Indonesia saat ini terdiri dari 33 provinsi, lima
di antaranya memiliki status yang berbeda. Provinsi dibagi menjadi kabupaten dan kota yang dibagi lagi menjadi kecamatan,
kelurahan, desa, gampong, kampong, nagari, pekon, atau istilah lain yang
diakomodasi oleh Undang-Undang Republik Indonesia Nomor 32 Tahun 2004 tentang
Pemerintahan Daerah. Tiap provinsi memiliki DPRD Provinsi dan Gubernur;
sementara Kabupaten memiliki DPRD Kabupaten dan Bupati; kemudian kota memiliki DPRD Kota dan walikota;
semuanya dipilih langsung oleh rakyat melalui Pemilu dan Pilkada.
Berdasarkan
Undang-Undang Nomor 32 tahun 2004, terdapat dua asas dalam penyelenggaraan
pemerintah daerah yaitu asas desentralisasi dan dekonsentrasi. Dengan demikian
Negara Kesatuan Republik Indonesia walaupun memberikan kewenangan pada pemerintah
daerah dalam hal ini setingkat Provinsi, namun tetap merujuk pada konstitusi
negara Republik Indonesia yaitu UUD 1945 hasil Amandemen dan juga UU 32 Tahun 2004
dimana yang menjadi kewenangan Pemerintah Daerah dibatasi oleh kewenangan yang
langsung dikerjakan oleh Pemerintah Pusat. Adapun kewenangan yang dimiliki
pemerintah pusat ialah politik luar negeri, pertahanan, keamanan, yustisi,
agama, moneter dan fiskal nasional.
Sedangkan
Negara Malaysia adalah monarkhi konstutisional dan berbentuk Federal yang
secara nominal dikepalai Yang di-Pertuan
Agong, yang secara adat disebut dengan Raja. Raja sekaligus adalah pemimpin
agama Islam di Malaysia. Yang di-Pertuan Agong dipilih dari dan oleh sembilan Sultan Negeri-Negeri
Malaya, untuk
menjabat selama lima tahun secara bergiliran; empat pemimpin negeri lainnya,
yang bergelar Gubernur, tidak turut serta di dalam pemilihan.
Sistem pemerintahan
di Malaysia bermodelkan sistem parlementer. Tetapi di dalam praktiknya,
kekuasaan lebih terpusat di eksekutif daripada di legislatif, dan judikatif
diperlemah oleh tekanan berkelanjutan dari pemerintah selama zaman Mahathir,
kekuasaan yudikatif itu dibagikan antara pemerintah
persekutuan dan pemerintah negara bagian. Sejak kemerdekaan pada 1957, Malaysia diperintah oleh koalisi
multipartai yang disebut Barisan Nasional (pernah disebut pula Aliansi).

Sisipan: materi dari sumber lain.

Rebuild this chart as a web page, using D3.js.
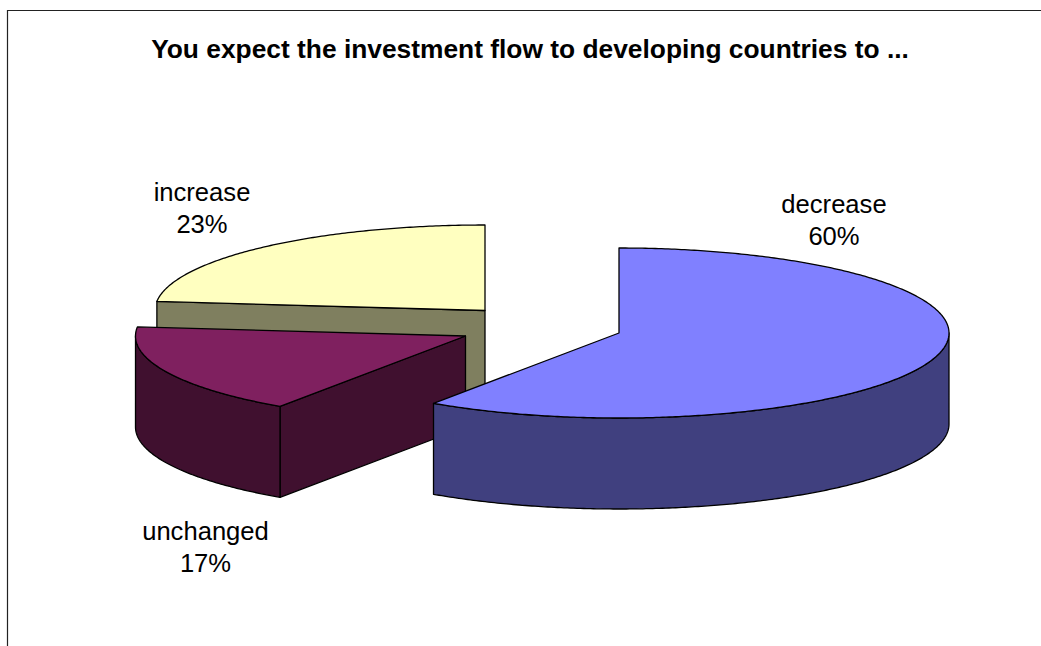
<!DOCTYPE html>
<html><head><meta charset="utf-8">
<script src="https://cdn.jsdelivr.net/npm/d3@7"></script>
<style>
html,body{margin:0;padding:0;background:#fff;overflow:hidden}
text{font-family:"Liberation Sans",Arial,sans-serif;fill:#000}
</style></head><body>
<svg id="c" width="1041" height="646"></svg>
<script>
const categories = ["decrease","unchanged","increase"];
const values = [59.5,17.2,23.3];
const percentLabels = ["60%","17%","23%"];
const topColors = ["#8080ff","#7f205f","#ffffc0"];
const sideColors = ["#40407f","#40102f","#7f7f5f"];
const titleText = "You expect the investment flow to developing countries to ...";

const W=1041,H=646;
const svg=d3.select("#c");
svg.append("path").attr("d",`M7.5,${H} V10.5 H${W}`).attr("fill","none").attr("stroke","#222").attr("stroke-width",1.2);
svg.append("text").attr("x",530).attr("y",58).attr("text-anchor","middle")
   .attr("font-weight","bold").attr("font-size",26.35).text(titleText);

// layout of each exploded slice (apex position, radii)
const layout=[
 {cx:619,cy:333,ry:85,labelX:834,labelY:213},
 {cx:465.5,cy:336,ry:85,labelX:205.5,labelY:539.5},
 {cx:485,cy:310.5,ry:85.5,labelX:202,labelY:201}
];
const rx=330, depth=91;
const arcs=d3.pie().sort(null).value(d=>d)(values);
const line=d3.line().x(d=>d[0]).y(d=>d[1]);
const pt=(i,a,dy=0)=>[layout[i].cx+rx*Math.sin(a), layout[i].cy-layout[i].ry*Math.cos(a)+dy];
const sample=(a0,a1)=>{const n=Math.max(2,Math.ceil(Math.abs(a1-a0)/0.01));return d3.range(n+1).map(k=>a0+(a1-a0)*k/n);};

// paint back to front
[2,1,0].forEach(i=>{
  const {startAngle:a0,endAngle:a1}=arcs[i];
  const L=layout[i], g=svg.append("g");
  const apex=[L.cx,L.cy];
  const style=(s,f)=>s.attr("fill",f).attr("stroke","#000").attr("stroke-width",1.3).attr("stroke-linejoin","round");
  // radial wall facing the viewer
  if(i!==0){
    style(g.append("path"),sideColors[i]).attr("d",line([apex,pt(i,a0),pt(i,a0,depth),[L.cx,L.cy+depth]])+"Z");
  }
  // outer rim wall in the lower half of the ellipse
  const w0=Math.max(a0,Math.PI/2), w1=Math.min(a1,3*Math.PI/2);
  if(w1>w0){
    const ang=sample(w0,w1);
    style(g.append("path"),sideColors[i]).attr("d",
      line([...ang.map(a=>pt(i,a)),...ang.slice().reverse().map(a=>pt(i,a,depth))])+"Z");
  }
  // top face
  style(g.append("path"),topColors[i]).attr("d",line([apex,...sample(a0,a1).map(a=>pt(i,a))])+"Z");
});

// labels
categories.forEach((c,i)=>{
  const L=layout[i];
  const t=svg.append("text").attr("text-anchor","middle").attr("font-size",25.6);
  t.append("tspan").attr("x",L.labelX).attr("y",L.labelY).text(c);
  t.append("tspan").attr("x",L.labelX).attr("y",L.labelY+32).text(percentLabels[i]);
});
</script>
</body></html>
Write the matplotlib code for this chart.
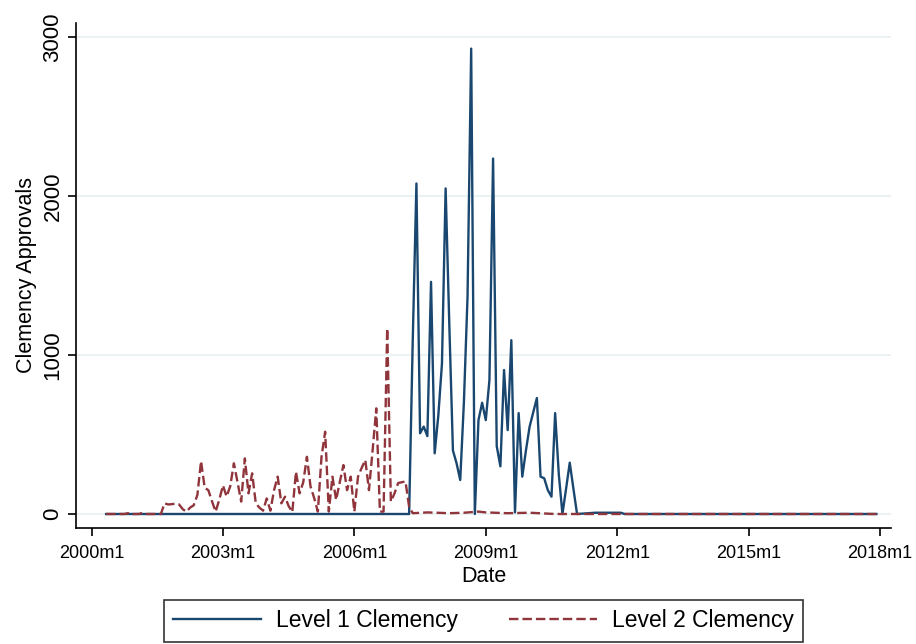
import matplotlib.pyplot as plt
import matplotlib.ticker as mticker

plt.rcParams["font.family"] = ["Liberation Sans", "DejaVu Sans"]

# Months counted from 2000m1 (= 0); vertices
level1_month = [4] + list(range(87, 134)) + [138, 145, 146, 215]
level1_value = [0,
                0, 1100, 2080, 508, 550, 490, 1461, 382, 620, 948,
                2049, 1200, 400, 319, 214, 700, 1367, 2929, 0, 591,
                700, 591, 843, 2237, 427, 300, 906, 528, 1094, 10,
                635, 235, 400, 549, 640, 730, 235, 225, 150, 109,
                635, 250, 0, 160, 323, 160, 0,
                8, 8, 0, 0]

level2_month = [4, 9, 10, 11, 13, 14, 15, 19] + list(range(20, 89)) + \
               [92, 98, 102, 106, 108, 114, 120, 127, 215]
level2_value = [0, 0, 5, 0, 0, 8, 0, 0,
                67, 60, 62, 65, 60, 30, 15, 40, 55, 120,
                333, 165, 150, 80, 15, 90, 180, 110, 175, 319,
                200, 78, 350, 130, 256, 67, 40, 21, 98, 21,
                150, 235, 67, 109, 50, 12, 266, 130, 200, 360,
                172, 100, 15, 360, 518, 15, 235, 88, 200, 308,
                150, 235, 15, 235, 290, 340, 150, 400, 665, 15,
                15, 1168, 78, 130, 195, 200, 205, 46, 5,
                10, 5, 8, 15, 10, 5, 8, 0, 0]

tick_months = [0, 36, 72, 108, 144, 180, 216]
tick_labels = ["2000m1", "2003m1", "2006m1", "2009m1", "2012m1", "2015m1", "2018m1"]
y_ticks = [0, 1000, 2000, 3000]

navy = "#1a476f"
maroon = "#90353b"

fig = plt.figure(figsize=(9.16, 6.44), dpi=100)
ax = fig.add_axes([76 / 916, (644 - 528.3) / 644, 815 / 916, 505.6 / 644])

ax.plot(level1_month, level1_value, color=navy, lw=1.7, label="Level 1 Clemency")
ax.plot(level2_month, level2_value, color=maroon, lw=1.7, dashes=(4, 1.7),
        label="Level 2 Clemency")

ax.set_xlim(-4.25, 219.0)
ax.set_ylim(-90, 3092)
ax.set_xticks(tick_months)
ax.set_xticklabels(tick_labels)
ax.set_yticks(y_ticks)
ax.yaxis.set_major_formatter(mticker.FuncFormatter(lambda v, p: f"{v:.0f}"))
ax.tick_params(axis="both", direction="out", length=6, width=1.2, color="black")
ax.tick_params(axis="x", labelsize=13, pad=6)
ax.tick_params(axis="y", labelsize=16, labelrotation=90, pad=3)
for t in ax.get_yticklabels():
    t.set_va("center")

ax.grid(axis="y", color="#eaf2f3", lw=1.5)
ax.set_axisbelow(True)
for side in ["top", "right"]:
    ax.spines[side].set_visible(False)
for side in ["left", "bottom"]:
    ax.spines[side].set_linewidth(1.2)

ax.set_xlabel("Date", fontsize=15.5, labelpad=3)
ax.set_ylabel("Clemency Approvals", fontsize=15.5, labelpad=4)

leg = fig.legend(loc="center", bbox_to_anchor=(483.5 / 916, 23 / 644), ncol=2,
                 fontsize=16.5, handlelength=3.84, handletextpad=0.65,
                 columnspacing=2.2, frameon=True, fancybox=False,
                 edgecolor="black", borderpad=0.4)
leg.get_frame().set_linewidth(1.2)

fig.savefig("out.png", dpi=100)
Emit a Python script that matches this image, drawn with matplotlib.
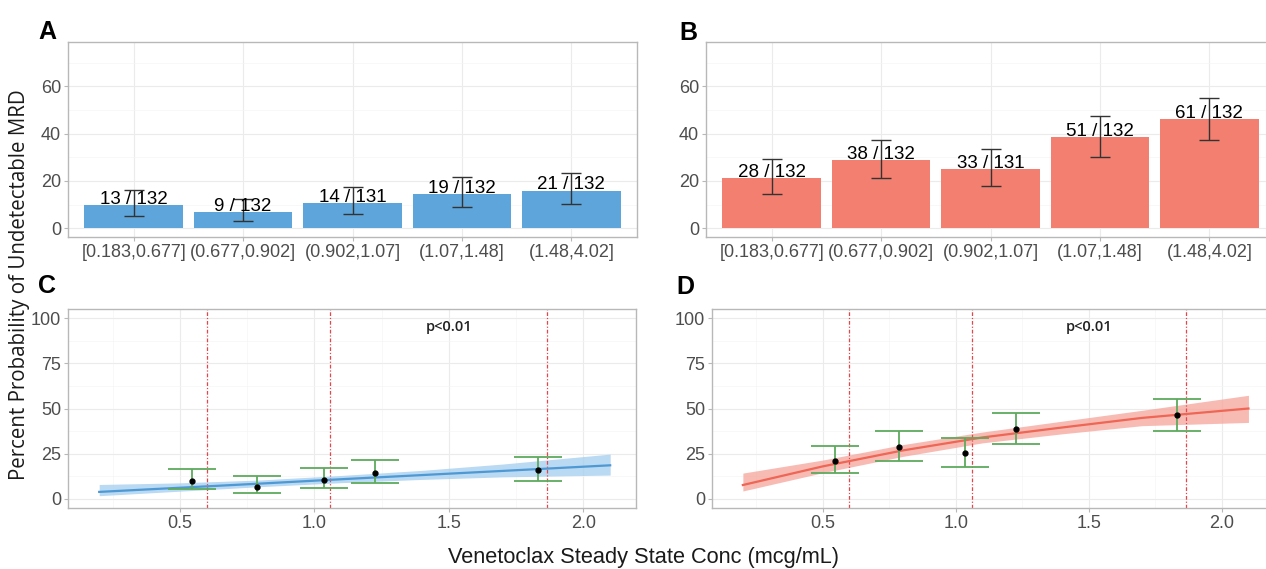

Kekuasaan legislatif dibagi antara legislatur persekutuan
dan legislatif negeri. Parlemen bikameral terdiri dari Dewan Rendah yaitu, Dewan Rakyat (mirip "Dewan Perwakilan
Rakyat" di Indonesia) dan Dewan Tinggi yaitu, Senat atau Dewan Negara (mirip "Dewan Perwakilan
Daerah" di Indonesia). Dewan Rakyat dipilih dari daerah pemilihan
beranggota-tunggal yang diatur berdasarkan jumlah penduduk. Di samping Parlemen
di tingkatan persekutuan, masing-masing negara bagian memiliki dewan legislatif
unikameral (Dewan Undangan Negeri) yang para anggotanya dipilih dari
daerah-daerah pemilihan beranggota-tunggal.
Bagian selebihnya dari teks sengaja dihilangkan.